Scan the data below and pick out the lines containing the word "this".

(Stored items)

-------------------------

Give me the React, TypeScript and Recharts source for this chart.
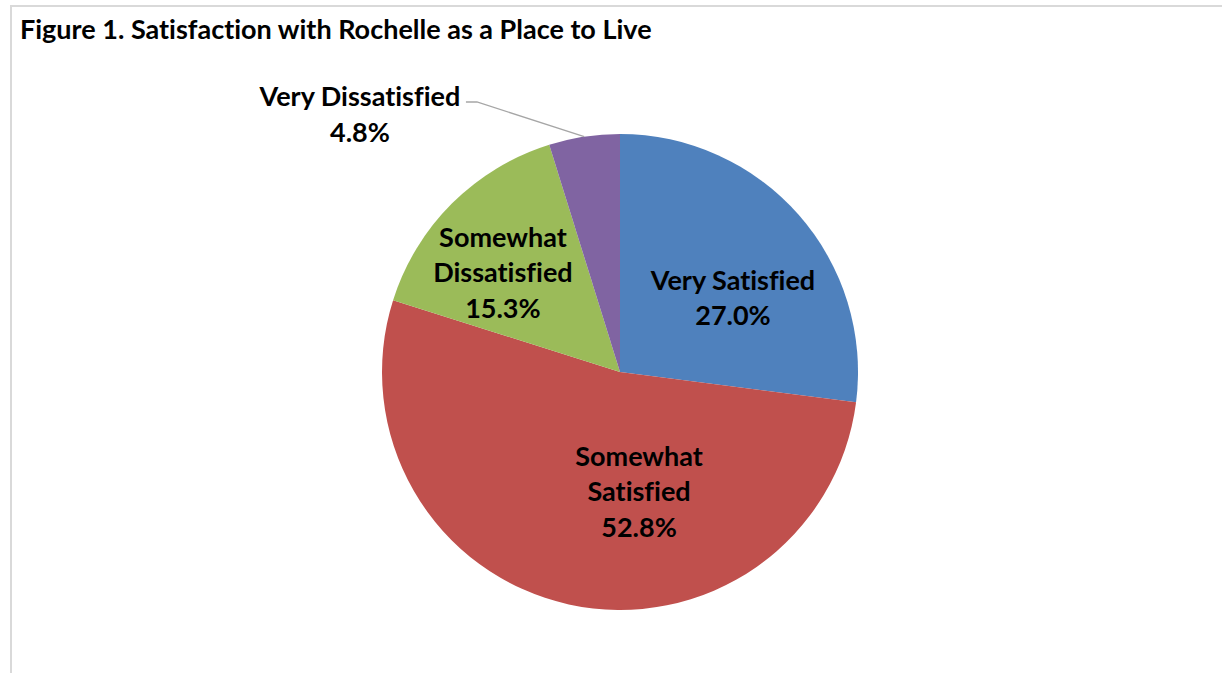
import { Pie, PieChart, Cell } from "recharts";

const categories = ["Very Satisfied", "Somewhat Satisfied", "Somewhat Dissatisfied", "Very Dissatisfied"];
const labelLines = [["Very Satisfied"], ["Somewhat", "Satisfied"], ["Somewhat", "Dissatisfied"], ["Very Dissatisfied"]];
const shares = [27.0, 52.8, 15.3, 4.8];
const colors = ["#4F81BD", "#C0504D", "#9BBB59", "#8064A2"];

// where each label sits, in polar terms relative to the pie (angle in degrees, distance as fraction of radius)
const labelPlace = [
  { angle: 33.6, dist: 0.57 },
  { angle: -80.9, dist: 0.506 },
  { angle: 139.5, dist: 0.647 },
  { angle: 135.2, dist: 1.54 },
];

const data = categories.map((c, i) => ({ name: c, value: shares[i] }));

const RAD = Math.PI / 180;
const FONT = "Lato, 'Open Sans', sans-serif";

function renderLabel(props: any) {
  const { cx, cy, outerRadius, midAngle, index } = props;
  const p = labelPlace[index];
  const x = cx + outerRadius * p.dist * Math.cos(p.angle * RAD);
  const y = cy - outerRadius * p.dist * Math.sin(p.angle * RAD);
  const lines = [...labelLines[index], shares[index].toFixed(1) + "%"];
  const lh = 35.5;
  const top = y - ((lines.length - 1) * lh) / 2;
  let leader = null;
  if (index === 3) {
    const ex = cx + outerRadius * Math.cos(midAngle * RAD);
    const ey = cy - outerRadius * Math.sin(midAngle * RAD);
    const ty = top + 6;
    leader = (
      <polyline
        points={`${x + 106},${ty} ${x + 117},${ty} ${ex},${ey}`}
        fill="none"
        stroke="#A6A6A6"
        strokeWidth={1.3}
      />
    );
  }
  return (
    <g key={"lbl" + index}>
      {leader}
      {lines.map((t, k) => (
        <text
          key={k}
          x={x}
          y={top + k * lh}
          textAnchor="middle"
          dominantBaseline="central"
          fontFamily={FONT}
          fontWeight={700}
          fontSize={27}
          fill="#000"
          style={{ fontVariantLigatures: "none" }}
        >
          {t}
        </text>
      ))}
    </g>
  );
}

export default function App() {
  return (
    <div style={{ position: "absolute", left: 0, top: 0, width: 1222, height: 673, background: "#fff" }}>
      <div
        style={{
          position: "absolute",
          left: 10,
          top: 5,
          width: 1212,
          height: 668,
          borderTop: "2px solid #D9D9D9",
          borderLeft: "2px solid #D9D9D9",
          boxSizing: "border-box",
        }}
      />
      <div
        style={{
          position: "absolute",
          left: 20,
          top: 12,
          fontFamily: FONT,
          fontWeight: 700,
          fontSize: 27,
          lineHeight: "34px",
          color: "#000",
          whiteSpace: "nowrap",
          fontVariantLigatures: "none",
        }}
      >
        Figure 1. Satisfaction with Rochelle as a Place to Live
      </div>
      <div style={{ position: "absolute", left: 0, top: 0 }}>
        <PieChart width={1222} height={673} margin={{ top: 0, right: 0, bottom: 0, left: 0 }}>
          <Pie
            data={data}
            dataKey="value"
            nameKey="name"
            cx={620}
            cy={372}
            outerRadius={238}
            startAngle={90}
            endAngle={-270}
            stroke="none"
            isAnimationActive={false}
            labelLine={false}
            label={renderLabel}
          >
            {data.map((d, i) => (
              <Cell key={d.name} fill={colors[i]} />
            ))}
          </Pie>
        </PieChart>
      </div>
    </div>
  );
}
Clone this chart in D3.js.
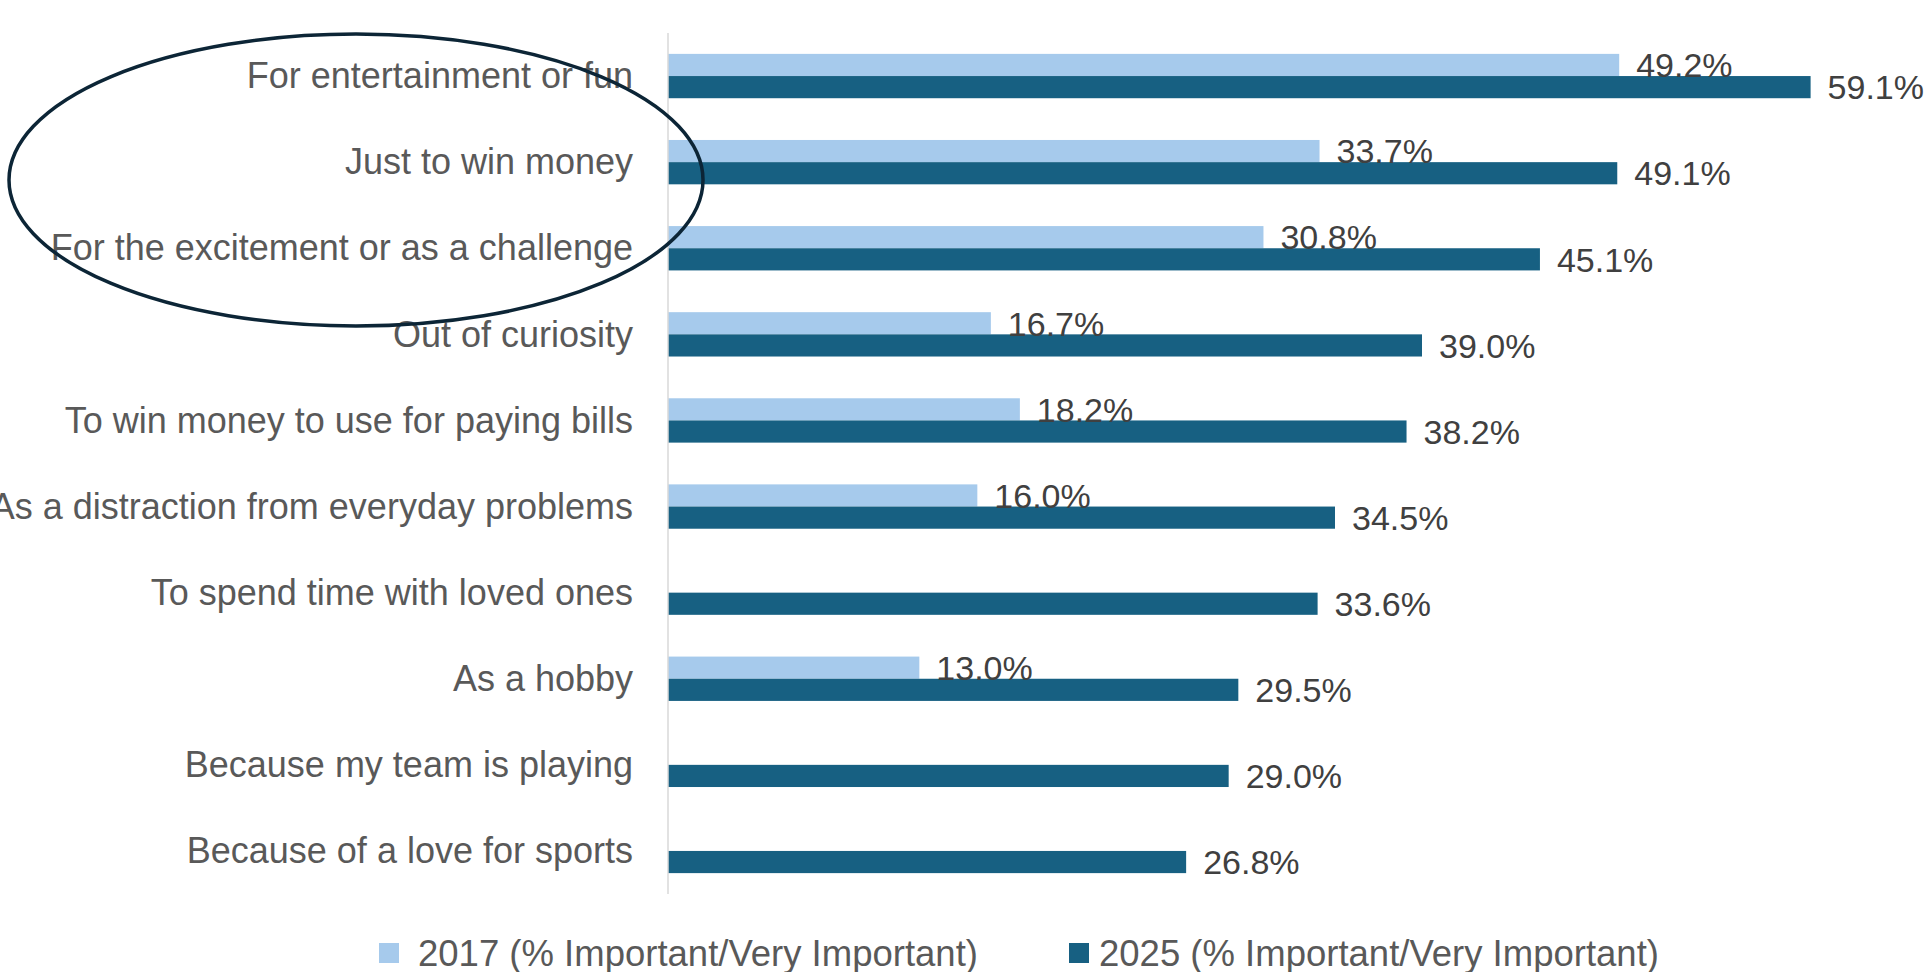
<!DOCTYPE html>
<html>
<head>
<meta charset="utf-8">
<script src="https://cdn.jsdelivr.net/npm/d3@7"></script>
<style>
  body { margin: 0; background: #fff; }
  svg { display: block; font-family: 'Liberation Sans', Arial, sans-serif; }
</style>
</head>
<body>
<script>
const categories = [
  'For entertainment or fun',
  'Just to win money',
  'For the excitement or as a challenge',
  'Out of curiosity',
  'To win money to use for paying bills',
  'As a distraction from everyday problems',
  'To spend time with loved ones',
  'As a hobby',
  'Because my team is playing',
  'Because of a love for sports',
];
const series = ['2017 (% Important/Very Important)', '2025 (% Important/Very Important)'];
const values2017 = [49.2, 33.7, 30.8, 16.7, 18.2, 16.0, null, 13.0, null, null];
const values2025 = [59.1, 49.1, 45.1, 39.0, 38.2, 34.5, 33.6, 29.5, 29.0, 26.8];
const colors = ['#a6caec', '#176082'];

const width = 1929;
const height = 972;

const svg = d3.select('body').append('svg')
  .attr('width', width)
  .attr('height', height);

const x = d3.scaleLinear().domain([0, 60]).range([668, 1828]);
const y = d3.scaleBand().domain(categories).range([33, 894])
  .paddingInner(0.485).paddingOuter(0.2425);
const sub = d3.scaleBand().domain([0, 1]).range([0, y.bandwidth()]);

const rows = categories.map((c, i) => ({ cat: c, vals: [values2017[i], values2025[i]] }));

// bars
const bars = [];
rows.forEach((r) => {
  r.vals.forEach((v, s) => {
    if (v != null) bars.push({ cat: r.cat, s, v });
  });
});

svg.append('g').classed('bars', true)
  .selectAll('rect')
  .data(bars)
  .enter()
  .append('rect')
  .attr('x', x(0))
  .attr('y', (d) => y(d.cat) + sub(d.s))
  .attr('width', (d) => x(d.v) - x(0))
  .attr('height', sub.bandwidth())
  .style('fill', (d) => colors[d.s]);

// axis line
svg.append('line')
  .attr('x1', x(0)).attr('x2', x(0))
  .attr('y1', y.range()[0]).attr('y2', y.range()[1])
  .style('stroke', '#d9d9d9')
  .style('stroke-width', 1.5);

// value labels
svg.append('g').classed('values', true)
  .selectAll('text')
  .data(bars)
  .enter()
  .append('text')
  .attr('x', (d) => x(d.v) + 17)
  .attr('y', (d) => y(d.cat) + sub(d.s) + sub.bandwidth() / 2)
  .attr('dy', '0.36em')
  .style('font-size', '34px')
  .style('fill', '#404040')
  .text((d) => `${d.v.toFixed(1)}%`);

// category labels
svg.append('g').classed('cats', true)
  .selectAll('text')
  .data(categories)
  .enter()
  .append('text')
  .attr('x', x(0) - 35)
  .attr('y', (d) => y(d) + y.bandwidth() / 2)
  .attr('dy', '0.34em')
  .attr('text-anchor', 'end')
  .style('font-size', '36px')
  .style('fill', '#595959')
  .text((d) => d);

// legend
const legendX = [379, 1069];
const legend = svg.append('g').classed('legend', true)
  .selectAll('g')
  .data(series)
  .enter()
  .append('g')
  .attr('transform', (d, i) => `translate(${legendX[i]},953)`);

legend.append('rect')
  .attr('x', 0).attr('y', -10)
  .attr('width', 20).attr('height', 20)
  .style('fill', (d, i) => colors[i]);

legend.append('text')
  .attr('x', (d, i) => (i === 0 ? 39 : 30))
  .attr('dy', '0.36em')
  .style('font-size', '36.5px')
  .style('fill', '#595959')
  .text((d) => d);

// highlight ellipse
svg.append('ellipse')
  .attr('cx', 356)
  .attr('cy', 180)
  .attr('rx', 347)
  .attr('ry', 146)
  .style('fill', 'none')
  .style('stroke', '#0c2536')
  .style('stroke-width', 3.5);
</script>
</body>
</html>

-------------------------

▶ **FINAL RESULT**
Give me the React, TypeScript and Recharts source for this chart.
Clone this chart in D3.js.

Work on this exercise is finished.